_What this task involves_
Return all of the data exactly, with nothing left out but the pictures.
## start Source data
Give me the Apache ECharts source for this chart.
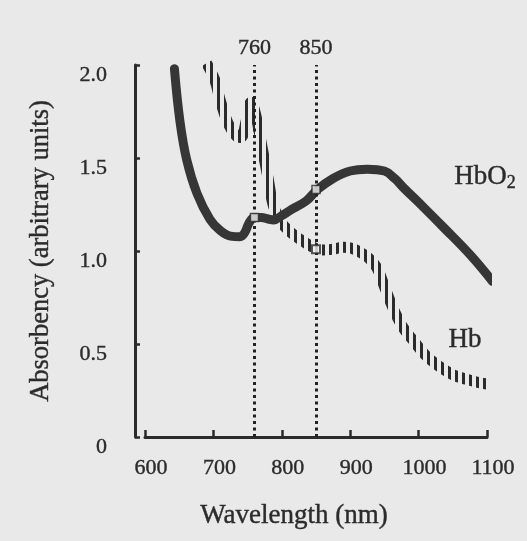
<!DOCTYPE html>
<html><head><meta charset="utf-8">
<script src="https://cdn.jsdelivr.net/npm/echarts@6/dist/echarts.min.js"></script>
<style>html,body{margin:0;padding:0;background:#e9e9e9}#c{width:527px;height:541px}</style>
</head><body><div id="c"></div>
<script>
// ---- data ----
const hbo2Wavelength = [643, 651, 661, 676, 695, 710, 725, 739, 746, 752, 760, 770, 780, 788, 800, 815, 836, 852, 875, 900, 925, 950, 965, 978, 1007, 1037, 1076, 1108];
const hbo2Absorbency = [1.98, 1.70, 1.49, 1.31, 1.17, 1.11, 1.08, 1.077, 1.10, 1.15, 1.18, 1.18, 1.172, 1.167, 1.19, 1.225, 1.27, 1.33, 1.39, 1.43, 1.44, 1.43, 1.39, 1.34, 1.236, 1.125, 0.977, 0.837];
const hbWavelength = [690, 702, 710, 721, 733, 740, 748, 755, 762, 771, 780, 788, 800, 810, 820, 832, 846, 860, 875, 890, 902, 914, 926, 939, 950, 963, 977, 992, 1010, 1030, 1050, 1070, 1085, 1100];
const hbAbsorbency = [2.01, 1.92, 1.81, 1.69, 1.62, 1.61, 1.70, 1.80, 1.73, 1.56, 1.39, 1.24, 1.15, 1.11, 1.08, 1.05, 1.02, 1.005, 1.01, 1.02, 1.015, 0.995, 0.965, 0.91, 0.81, 0.69, 0.59, 0.52, 0.44, 0.38, 0.335, 0.31, 0.295, 0.285];
const markWavelengths = [760, 850];
const markLabels = ['760', '850'];
const hbo2Crossings = [[760, 1.18], [850, 1.33]];
const hbCrossings = [[850, 1.01]];
const xTickLabels = ['600', '700', '800', '900', '1000', '1100'];
const yTickLabels = ['0', '0.5', '1.0', '1.5', '2.0'];

const serif = "'Liberation Serif','DejaVu Serif',serif";
const ink = '#2b2b2b';
const bold = {textBorderColor: ink, textBorderWidth: 0.4};

// vertical hatch pattern for the Hb curve
const pat = document.createElement('canvas');
pat.width = 7; pat.height = 4;
const pctx = pat.getContext('2d');
pctx.fillStyle = '#2b2b2b';
pctx.fillRect(0, 0, 3, 4);

const zip = (a, b) => a.map((v, i) => [v, b[i]]);

const chart = echarts.init(document.getElementById('c'), null, {renderer: 'canvas'});
chart.setOption({
  backgroundColor: '#e9e9e9',
  animation: false,
  grid: {left: 145, right: 40, top: 65, bottom: 104},
  xAxis: {
    type: 'value', min: 600, max: 1100, interval: 100,
    axisLine: {show: true, lineStyle: {color: ink, width: 3}},
    axisTick: {show: true, inside: true, length: 7, lineStyle: {color: ink, width: 2.5}},
    splitLine: {show: false},
    axisLabel: Object.assign({
      formatter: (v) => xTickLabels[Math.round((v - 600) / 100)],
      margin: 20, fontSize: 22, fontFamily: serif, color: ink, padding: [0, 0, 0, 12]
    }, bold),
    name: 'Wavelength (nm)', nameLocation: 'middle', nameGap: 65,
    nameTextStyle: Object.assign({fontSize: 27, fontFamily: serif, color: ink, padding: [0, 44, 0, 0]}, bold)
  },
  yAxis: {
    type: 'value', min: 0, max: 2, interval: 0.5, offset: 10,
    axisLine: {show: true, lineStyle: {color: ink, width: 3}},
    axisTick: {show: true, inside: true, length: 5, lineStyle: {color: ink, width: 2.5}},
    splitLine: {show: false},
    axisLabel: Object.assign({
      formatter: (v) => yTickLabels[Math.round(v / 0.5)],
      margin: 28, fontSize: 22, fontFamily: serif, color: ink,
      verticalAlign: 'top', lineHeight: 20
    }, bold),
    name: 'Absorbency (arbitrary units)', nameLocation: 'middle', nameGap: 80,
    nameTextStyle: Object.assign({fontSize: 26.5, fontFamily: serif, color: ink}, bold)
  },
  series: [
    {
      name: 'Hb', type: 'line', data: zip(hbWavelength, hbAbsorbency),
      smooth: 0.4, showSymbol: false, clip: false, z: 2,
      lineStyle: {width: 11, color: {image: pat, repeat: 'repeat'}},
      markPoint: {
        symbol: 'circle', symbolSize: 0, silent: true,
        label: Object.assign({show: true, position: 'inside', formatter: 'Hb', fontSize: 27, fontFamily: serif, color: ink}, bold),
        data: [{coord: [1068, 0.52]}]
      }
    },
    {
      name: 'HbO2', type: 'line', data: zip(hbo2Wavelength, hbo2Absorbency),
      smooth: 0.4, showSymbol: false, clip: false, z: 3,
      lineStyle: {width: 9, color: '#363636', cap: 'round', join: 'round'},
      markLine: {
        silent: true, symbol: ['none', 'none'],
        lineStyle: {type: [3, 3.5], width: 3, color: '#222'},
        label: Object.assign({show: true, position: 'end', distance: 6, fontSize: 22, fontFamily: serif, color: ink,
          formatter: (p) => markLabels[markWavelengths.indexOf(p.value)]}, bold),
        data: markWavelengths.map(w => ({xAxis: w}))
      },
      markPoint: {
        symbol: 'circle', symbolSize: 0, silent: true,
        label: {show: true, position: 'inside', formatter: '{a|HbO}{b|2}', color: ink,
          rich: {a: Object.assign({fontSize: 27, fontFamily: serif, color: ink}, bold), b: Object.assign({fontSize: 18, fontFamily: serif, color: ink, padding: [14, 0, 0, 0]}, bold)}},
        data: [{coord: [1097, 1.40]}]
      }
    },
    {
      type: 'scatter', data: hbo2Crossings, symbol: 'rect', symbolSize: 8, z: 5, silent: true,
      itemStyle: {color: '#f2f2f2', borderColor: ink, borderWidth: 1.5}
    },
    {
      type: 'scatter', data: hbCrossings, symbol: 'rect', symbolSize: 8, z: 5, silent: true,
      itemStyle: {color: '#f2f2f2', borderColor: ink, borderWidth: 2}
    }
  ]
});
</script>
</body></html>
## end Source data
_Task result_
Give me the Apache ECharts source for this chart.
<!DOCTYPE html>
<html><head><meta charset="utf-8">
<script src="https://cdn.jsdelivr.net/npm/echarts@6/dist/echarts.min.js"></script>
<style>html,body{margin:0;padding:0;background:#e9e9e9}#c{width:527px;height:541px}</style>
</head><body><div id="c"></div>
<script>
// ---- data ----
const hbo2Wavelength = [643, 651, 661, 676, 695, 710, 725, 739, 746, 752, 760, 770, 780, 788, 800, 815, 836, 852, 875, 900, 925, 950, 965, 978, 1007, 1037, 1076, 1108];
const hbo2Absorbency = [1.98, 1.70, 1.49, 1.31, 1.17, 1.11, 1.08, 1.077, 1.10, 1.15, 1.18, 1.18, 1.172, 1.167, 1.19, 1.225, 1.27, 1.33, 1.39, 1.43, 1.44, 1.43, 1.39, 1.34, 1.236, 1.125, 0.977, 0.837];
const hbWavelength = [690, 702, 710, 721, 733, 740, 748, 755, 762, 771, 780, 788, 800, 810, 820, 832, 846, 860, 875, 890, 902, 914, 926, 939, 950, 963, 977, 992, 1010, 1030, 1050, 1070, 1085, 1100];
const hbAbsorbency = [2.01, 1.92, 1.81, 1.69, 1.62, 1.61, 1.70, 1.80, 1.73, 1.56, 1.39, 1.24, 1.15, 1.11, 1.08, 1.05, 1.02, 1.005, 1.01, 1.02, 1.015, 0.995, 0.965, 0.91, 0.81, 0.69, 0.59, 0.52, 0.44, 0.38, 0.335, 0.31, 0.295, 0.285];
const markWavelengths = [760, 850];
const markLabels = ['760', '850'];
const hbo2Crossings = [[760, 1.18], [850, 1.33]];
const hbCrossings = [[850, 1.01]];
const xTickLabels = ['600', '700', '800', '900', '1000', '1100'];
const yTickLabels = ['0', '0.5', '1.0', '1.5', '2.0'];

const serif = "'Liberation Serif','DejaVu Serif',serif";
const ink = '#2b2b2b';
const bold = {textBorderColor: ink, textBorderWidth: 0.4};

// vertical hatch pattern for the Hb curve
const pat = document.createElement('canvas');
pat.width = 7; pat.height = 4;
const pctx = pat.getContext('2d');
pctx.fillStyle = '#2b2b2b';
pctx.fillRect(0, 0, 3, 4);

const zip = (a, b) => a.map((v, i) => [v, b[i]]);

const chart = echarts.init(document.getElementById('c'), null, {renderer: 'canvas'});
chart.setOption({
  backgroundColor: '#e9e9e9',
  animation: false,
  grid: {left: 145, right: 40, top: 65, bottom: 104},
  xAxis: {
    type: 'value', min: 600, max: 1100, interval: 100,
    axisLine: {show: true, lineStyle: {color: ink, width: 3}},
    axisTick: {show: true, inside: true, length: 7, lineStyle: {color: ink, width: 2.5}},
    splitLine: {show: false},
    axisLabel: Object.assign({
      formatter: (v) => xTickLabels[Math.round((v - 600) / 100)],
      margin: 20, fontSize: 22, fontFamily: serif, color: ink, padding: [0, 0, 0, 12]
    }, bold),
    name: 'Wavelength (nm)', nameLocation: 'middle', nameGap: 65,
    nameTextStyle: Object.assign({fontSize: 27, fontFamily: serif, color: ink, padding: [0, 44, 0, 0]}, bold)
  },
  yAxis: {
    type: 'value', min: 0, max: 2, interval: 0.5, offset: 10,
    axisLine: {show: true, lineStyle: {color: ink, width: 3}},
    axisTick: {show: true, inside: true, length: 5, lineStyle: {color: ink, width: 2.5}},
    splitLine: {show: false},
    axisLabel: Object.assign({
      formatter: (v) => yTickLabels[Math.round(v / 0.5)],
      margin: 28, fontSize: 22, fontFamily: serif, color: ink,
      verticalAlign: 'top', lineHeight: 20
    }, bold),
    name: 'Absorbency (arbitrary units)', nameLocation: 'middle', nameGap: 80,
    nameTextStyle: Object.assign({fontSize: 26.5, fontFamily: serif, color: ink}, bold)
  },
  series: [
    {
      name: 'Hb', type: 'line', data: zip(hbWavelength, hbAbsorbency),
      smooth: 0.4, showSymbol: false, clip: false, z: 2,
      lineStyle: {width: 11, color: {image: pat, repeat: 'repeat'}},
      markPoint: {
        symbol: 'circle', symbolSize: 0, silent: true,
        label: Object.assign({show: true, position: 'inside', formatter: 'Hb', fontSize: 27, fontFamily: serif, color: ink}, bold),
        data: [{coord: [1068, 0.52]}]
      }
    },
    {
      name: 'HbO2', type: 'line', data: zip(hbo2Wavelength, hbo2Absorbency),
      smooth: 0.4, showSymbol: false, clip: false, z: 3,
      lineStyle: {width: 9, color: '#363636', cap: 'round', join: 'round'},
      markLine: {
        silent: true, symbol: ['none', 'none'],
        lineStyle: {type: [3, 3.5], width: 3, color: '#222'},
        label: Object.assign({show: true, position: 'end', distance: 6, fontSize: 22, fontFamily: serif, color: ink,
          formatter: (p) => markLabels[markWavelengths.indexOf(p.value)]}, bold),
        data: markWavelengths.map(w => ({xAxis: w}))
      },
      markPoint: {
        symbol: 'circle', symbolSize: 0, silent: true,
        label: {show: true, position: 'inside', formatter: '{a|HbO}{b|2}', color: ink,
          rich: {a: Object.assign({fontSize: 27, fontFamily: serif, color: ink}, bold), b: Object.assign({fontSize: 18, fontFamily: serif, color: ink, padding: [14, 0, 0, 0]}, bold)}},
        data: [{coord: [1097, 1.40]}]
      }
    },
    {
      type: 'scatter', data: hbo2Crossings, symbol: 'rect', symbolSize: 8, z: 5, silent: true,
      itemStyle: {color: '#f2f2f2', borderColor: ink, borderWidth: 1.5}
    },
    {
      type: 'scatter', data: hbCrossings, symbol: 'rect', symbolSize: 8, z: 5, silent: true,
      itemStyle: {color: '#f2f2f2', borderColor: ink, borderWidth: 2}
    }
  ]
});
</script>
</body></html>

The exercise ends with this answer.